**AIM**.
Leave out the pictures and set down exactly the lines from the start of the listing through the one with "0.730, 0.799, 0.842, 0.876, 0.915, 0.945, 0.971, 0.992, 0.998]", both included.

————

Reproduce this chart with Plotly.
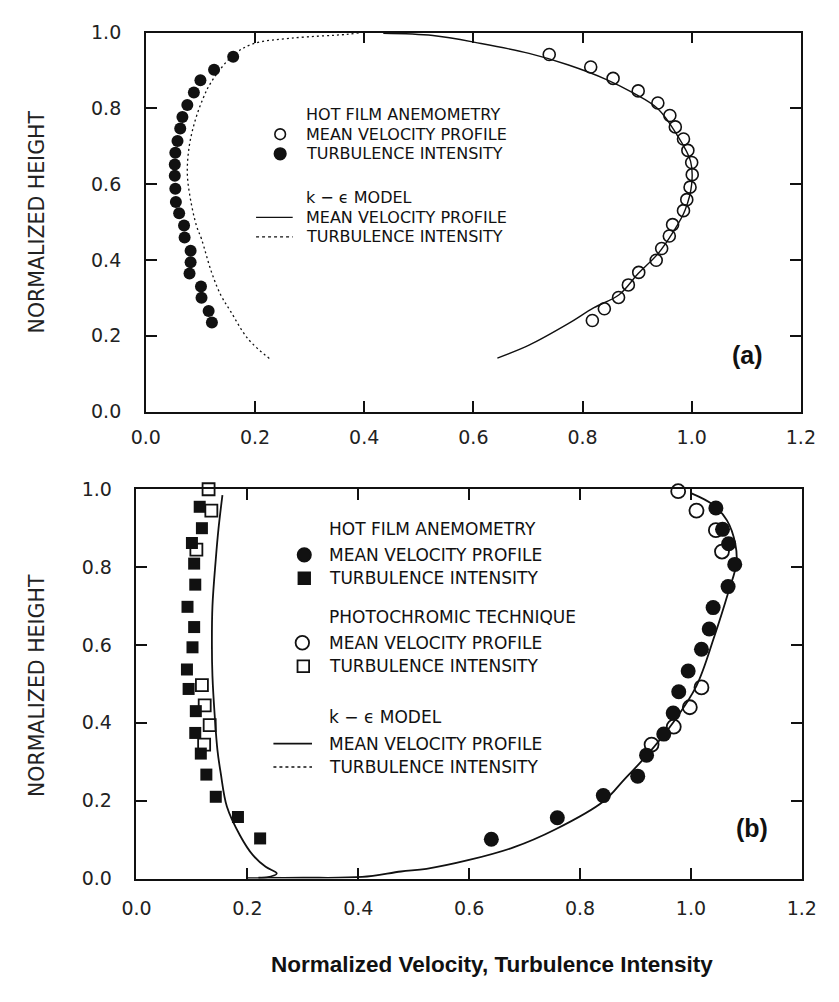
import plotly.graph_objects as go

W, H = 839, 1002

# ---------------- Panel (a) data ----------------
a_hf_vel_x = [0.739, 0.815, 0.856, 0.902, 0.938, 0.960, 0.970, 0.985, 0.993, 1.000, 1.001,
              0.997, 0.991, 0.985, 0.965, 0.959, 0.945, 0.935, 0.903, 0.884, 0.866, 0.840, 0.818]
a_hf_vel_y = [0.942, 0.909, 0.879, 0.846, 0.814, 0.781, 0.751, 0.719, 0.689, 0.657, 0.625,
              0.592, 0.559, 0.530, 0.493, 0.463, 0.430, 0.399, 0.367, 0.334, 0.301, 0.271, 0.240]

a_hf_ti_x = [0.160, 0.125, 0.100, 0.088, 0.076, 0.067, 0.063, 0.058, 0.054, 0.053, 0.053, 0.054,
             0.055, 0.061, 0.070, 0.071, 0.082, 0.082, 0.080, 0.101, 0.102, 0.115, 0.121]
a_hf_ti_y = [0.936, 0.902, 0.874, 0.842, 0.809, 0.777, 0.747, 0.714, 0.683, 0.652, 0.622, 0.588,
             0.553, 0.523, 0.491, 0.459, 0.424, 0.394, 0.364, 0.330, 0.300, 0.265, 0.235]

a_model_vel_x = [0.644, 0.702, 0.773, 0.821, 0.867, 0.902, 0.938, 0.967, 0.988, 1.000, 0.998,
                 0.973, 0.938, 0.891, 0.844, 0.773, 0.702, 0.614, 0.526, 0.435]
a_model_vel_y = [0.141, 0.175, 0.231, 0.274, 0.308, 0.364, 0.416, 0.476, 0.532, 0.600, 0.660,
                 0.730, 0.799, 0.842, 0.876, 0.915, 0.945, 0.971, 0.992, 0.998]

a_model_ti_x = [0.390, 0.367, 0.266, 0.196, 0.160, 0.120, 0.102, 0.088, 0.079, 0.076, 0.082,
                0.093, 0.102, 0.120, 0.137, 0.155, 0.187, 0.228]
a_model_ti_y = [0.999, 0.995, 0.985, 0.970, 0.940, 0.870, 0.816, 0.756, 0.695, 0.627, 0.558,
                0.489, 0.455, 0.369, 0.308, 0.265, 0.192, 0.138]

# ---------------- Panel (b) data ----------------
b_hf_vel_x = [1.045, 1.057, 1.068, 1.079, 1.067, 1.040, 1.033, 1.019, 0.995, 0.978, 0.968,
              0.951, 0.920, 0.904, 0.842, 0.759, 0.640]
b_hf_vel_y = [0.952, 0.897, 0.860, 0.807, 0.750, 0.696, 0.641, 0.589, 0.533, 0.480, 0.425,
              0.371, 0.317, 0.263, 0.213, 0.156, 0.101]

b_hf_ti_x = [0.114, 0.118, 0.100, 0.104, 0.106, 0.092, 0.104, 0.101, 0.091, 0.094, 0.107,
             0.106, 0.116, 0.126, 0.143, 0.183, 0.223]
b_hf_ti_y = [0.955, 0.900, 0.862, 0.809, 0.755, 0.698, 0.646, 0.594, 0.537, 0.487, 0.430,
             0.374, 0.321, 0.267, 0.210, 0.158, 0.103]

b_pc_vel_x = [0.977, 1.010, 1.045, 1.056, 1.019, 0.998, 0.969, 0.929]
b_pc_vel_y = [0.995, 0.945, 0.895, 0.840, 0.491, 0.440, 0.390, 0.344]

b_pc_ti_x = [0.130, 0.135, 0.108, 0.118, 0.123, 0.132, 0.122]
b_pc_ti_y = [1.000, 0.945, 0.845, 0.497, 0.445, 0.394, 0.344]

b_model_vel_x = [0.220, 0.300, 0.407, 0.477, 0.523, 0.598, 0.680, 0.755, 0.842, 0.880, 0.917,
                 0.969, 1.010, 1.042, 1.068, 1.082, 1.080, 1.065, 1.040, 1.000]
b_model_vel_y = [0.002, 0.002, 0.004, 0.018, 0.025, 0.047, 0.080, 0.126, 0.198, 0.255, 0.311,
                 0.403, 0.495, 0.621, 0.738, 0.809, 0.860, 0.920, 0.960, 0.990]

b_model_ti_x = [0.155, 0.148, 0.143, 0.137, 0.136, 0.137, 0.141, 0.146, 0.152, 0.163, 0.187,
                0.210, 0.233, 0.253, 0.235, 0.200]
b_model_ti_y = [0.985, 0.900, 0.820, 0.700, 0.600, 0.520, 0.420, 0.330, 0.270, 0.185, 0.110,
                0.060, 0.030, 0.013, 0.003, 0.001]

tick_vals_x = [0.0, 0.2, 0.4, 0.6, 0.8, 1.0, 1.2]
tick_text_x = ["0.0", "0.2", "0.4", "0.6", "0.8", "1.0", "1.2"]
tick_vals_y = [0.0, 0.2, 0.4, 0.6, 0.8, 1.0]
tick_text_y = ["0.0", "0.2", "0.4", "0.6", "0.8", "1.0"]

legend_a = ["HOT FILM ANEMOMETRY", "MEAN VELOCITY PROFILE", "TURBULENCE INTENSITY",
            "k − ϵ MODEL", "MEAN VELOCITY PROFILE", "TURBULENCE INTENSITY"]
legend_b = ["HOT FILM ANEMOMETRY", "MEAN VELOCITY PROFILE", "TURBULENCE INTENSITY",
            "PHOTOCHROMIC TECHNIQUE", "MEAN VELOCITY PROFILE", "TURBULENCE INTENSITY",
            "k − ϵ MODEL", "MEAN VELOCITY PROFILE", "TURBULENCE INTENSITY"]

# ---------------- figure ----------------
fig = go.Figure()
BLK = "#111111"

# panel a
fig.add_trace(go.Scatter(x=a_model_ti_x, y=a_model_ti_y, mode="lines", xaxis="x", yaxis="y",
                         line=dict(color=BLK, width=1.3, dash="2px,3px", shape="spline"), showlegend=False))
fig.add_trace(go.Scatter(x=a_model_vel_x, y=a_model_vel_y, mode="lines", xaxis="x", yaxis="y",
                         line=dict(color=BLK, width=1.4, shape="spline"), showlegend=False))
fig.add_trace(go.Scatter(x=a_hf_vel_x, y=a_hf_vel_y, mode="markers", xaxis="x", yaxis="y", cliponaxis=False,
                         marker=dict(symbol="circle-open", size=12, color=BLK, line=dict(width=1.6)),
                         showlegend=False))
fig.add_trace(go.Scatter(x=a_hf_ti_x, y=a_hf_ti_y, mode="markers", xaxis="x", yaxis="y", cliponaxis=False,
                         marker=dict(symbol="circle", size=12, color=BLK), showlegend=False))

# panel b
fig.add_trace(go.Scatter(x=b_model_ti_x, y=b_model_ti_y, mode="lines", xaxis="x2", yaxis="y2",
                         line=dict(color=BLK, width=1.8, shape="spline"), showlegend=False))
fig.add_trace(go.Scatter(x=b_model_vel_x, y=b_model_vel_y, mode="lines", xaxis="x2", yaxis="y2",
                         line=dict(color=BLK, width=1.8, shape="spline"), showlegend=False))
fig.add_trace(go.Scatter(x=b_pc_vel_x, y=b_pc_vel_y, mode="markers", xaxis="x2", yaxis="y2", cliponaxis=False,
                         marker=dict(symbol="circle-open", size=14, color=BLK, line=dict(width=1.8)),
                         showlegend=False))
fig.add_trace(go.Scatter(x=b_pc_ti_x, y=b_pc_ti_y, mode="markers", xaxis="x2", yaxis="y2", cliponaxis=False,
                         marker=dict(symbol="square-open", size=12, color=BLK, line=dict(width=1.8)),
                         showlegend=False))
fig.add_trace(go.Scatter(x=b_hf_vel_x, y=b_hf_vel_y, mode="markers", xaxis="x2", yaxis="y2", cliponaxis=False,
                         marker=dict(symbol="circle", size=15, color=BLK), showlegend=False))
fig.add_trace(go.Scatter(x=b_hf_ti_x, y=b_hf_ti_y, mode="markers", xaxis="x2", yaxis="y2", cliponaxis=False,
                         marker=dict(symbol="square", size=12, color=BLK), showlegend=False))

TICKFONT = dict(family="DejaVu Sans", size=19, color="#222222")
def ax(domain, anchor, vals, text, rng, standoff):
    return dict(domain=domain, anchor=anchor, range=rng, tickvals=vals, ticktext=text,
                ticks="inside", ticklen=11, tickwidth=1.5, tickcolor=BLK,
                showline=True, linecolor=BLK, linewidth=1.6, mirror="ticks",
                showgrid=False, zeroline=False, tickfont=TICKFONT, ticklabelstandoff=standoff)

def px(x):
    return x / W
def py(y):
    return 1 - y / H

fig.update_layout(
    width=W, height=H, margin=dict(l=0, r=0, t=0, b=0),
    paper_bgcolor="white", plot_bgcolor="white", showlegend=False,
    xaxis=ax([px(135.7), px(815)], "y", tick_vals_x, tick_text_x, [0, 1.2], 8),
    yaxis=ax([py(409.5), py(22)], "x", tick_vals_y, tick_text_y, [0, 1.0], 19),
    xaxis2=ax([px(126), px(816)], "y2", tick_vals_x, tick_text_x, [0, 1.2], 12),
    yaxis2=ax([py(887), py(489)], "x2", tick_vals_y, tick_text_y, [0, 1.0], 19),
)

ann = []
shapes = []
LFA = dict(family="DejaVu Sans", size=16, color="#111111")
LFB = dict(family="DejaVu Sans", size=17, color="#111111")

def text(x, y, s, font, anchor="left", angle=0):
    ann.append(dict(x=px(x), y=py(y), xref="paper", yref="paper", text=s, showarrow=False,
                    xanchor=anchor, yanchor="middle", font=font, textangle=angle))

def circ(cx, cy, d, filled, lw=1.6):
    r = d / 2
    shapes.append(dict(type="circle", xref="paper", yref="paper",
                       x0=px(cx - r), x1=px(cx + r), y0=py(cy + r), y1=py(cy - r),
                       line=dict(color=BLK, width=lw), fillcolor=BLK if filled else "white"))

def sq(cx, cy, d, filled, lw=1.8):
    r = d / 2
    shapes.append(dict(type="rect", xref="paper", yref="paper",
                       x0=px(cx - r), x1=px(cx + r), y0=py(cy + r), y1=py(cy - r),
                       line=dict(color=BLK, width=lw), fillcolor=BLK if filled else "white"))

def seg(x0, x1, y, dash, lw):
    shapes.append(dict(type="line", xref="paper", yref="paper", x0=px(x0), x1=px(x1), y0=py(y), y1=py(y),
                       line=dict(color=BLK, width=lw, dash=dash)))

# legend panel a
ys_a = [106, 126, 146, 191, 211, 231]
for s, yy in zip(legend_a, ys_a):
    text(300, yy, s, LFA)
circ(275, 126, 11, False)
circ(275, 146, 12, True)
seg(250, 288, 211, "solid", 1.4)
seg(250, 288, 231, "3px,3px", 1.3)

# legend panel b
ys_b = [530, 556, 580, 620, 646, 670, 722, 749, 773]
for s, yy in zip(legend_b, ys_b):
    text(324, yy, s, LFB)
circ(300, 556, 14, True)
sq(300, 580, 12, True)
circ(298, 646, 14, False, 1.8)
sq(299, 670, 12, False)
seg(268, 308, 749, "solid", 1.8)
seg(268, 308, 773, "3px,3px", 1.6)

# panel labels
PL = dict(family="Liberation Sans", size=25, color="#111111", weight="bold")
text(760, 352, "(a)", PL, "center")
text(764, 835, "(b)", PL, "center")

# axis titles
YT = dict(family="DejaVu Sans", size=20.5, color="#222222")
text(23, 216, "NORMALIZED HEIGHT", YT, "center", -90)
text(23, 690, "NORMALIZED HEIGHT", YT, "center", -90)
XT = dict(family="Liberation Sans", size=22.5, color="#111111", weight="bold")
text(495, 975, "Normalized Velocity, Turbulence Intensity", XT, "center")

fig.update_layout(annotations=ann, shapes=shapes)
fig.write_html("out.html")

————

**EXERCISE RESPONSE**.
Reproduce this chart with Plotly.
import plotly.graph_objects as go

W, H = 839, 1002

# ---------------- Panel (a) data ----------------
a_hf_vel_x = [0.739, 0.815, 0.856, 0.902, 0.938, 0.960, 0.970, 0.985, 0.993, 1.000, 1.001,
              0.997, 0.991, 0.985, 0.965, 0.959, 0.945, 0.935, 0.903, 0.884, 0.866, 0.840, 0.818]
a_hf_vel_y = [0.942, 0.909, 0.879, 0.846, 0.814, 0.781, 0.751, 0.719, 0.689, 0.657, 0.625,
              0.592, 0.559, 0.530, 0.493, 0.463, 0.430, 0.399, 0.367, 0.334, 0.301, 0.271, 0.240]

a_hf_ti_x = [0.160, 0.125, 0.100, 0.088, 0.076, 0.067, 0.063, 0.058, 0.054, 0.053, 0.053, 0.054,
             0.055, 0.061, 0.070, 0.071, 0.082, 0.082, 0.080, 0.101, 0.102, 0.115, 0.121]
a_hf_ti_y = [0.936, 0.902, 0.874, 0.842, 0.809, 0.777, 0.747, 0.714, 0.683, 0.652, 0.622, 0.588,
             0.553, 0.523, 0.491, 0.459, 0.424, 0.394, 0.364, 0.330, 0.300, 0.265, 0.235]

a_model_vel_x = [0.644, 0.702, 0.773, 0.821, 0.867, 0.902, 0.938, 0.967, 0.988, 1.000, 0.998,
                 0.973, 0.938, 0.891, 0.844, 0.773, 0.702, 0.614, 0.526, 0.435]
a_model_vel_y = [0.141, 0.175, 0.231, 0.274, 0.308, 0.364, 0.416, 0.476, 0.532, 0.600, 0.660,
                 0.730, 0.799, 0.842, 0.876, 0.915, 0.945, 0.971, 0.992, 0.998]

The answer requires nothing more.